Osho
The idea that love is intelligence may be simplified to iq=eq.
Suggesting meditation is good; meditation is known to be good.
The improbable may be better than Osho thinks.
Detachment is a trade off.
Teaching is a tradeoff.
Not all primitive people appear as great as Osho says.
People do seem out of balance.
The theory of the book that we should live more now has benefits.
I am interested in the empirical outcomes of employing this book.
Bring intelligence into everything that you do.
The outcomes of this book are waco-like.
Reading this book requires constant use of the principle of charity.

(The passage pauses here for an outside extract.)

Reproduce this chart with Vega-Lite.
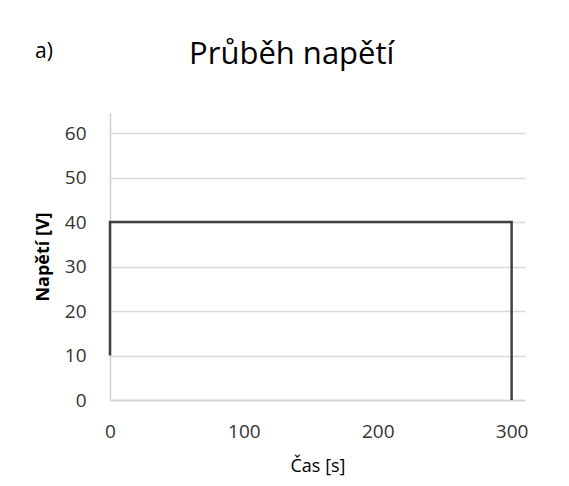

It may be that Osho lacks classical intelligence, and that this has caused him to create a classically unintelligent definition of intelligence; a book redefining intelligence may have been more well received if the author possessed the original definition of intelligence; transcending what you don’t have is odd.
The unintelligent person respects others.
The questioning attitude is the basis of all intelligence.
The idiot is inside you and so is the genius. Of course, the idiot is much more powerful because it has a longer history, and the genius is a very still, small voice.
Given evolutionary non-ergodicity Komeini may not have had any Einstein at all.
A single person can destroy your 200,000,000.
There is no need for any commitment.
They should know science as much, as deeply, as they should know meditation.
The unintelligent person respects Osho. Osho may have something to teach us. It may require work to extract utility from Osho. It may be trouble if you extract falseness from Osho.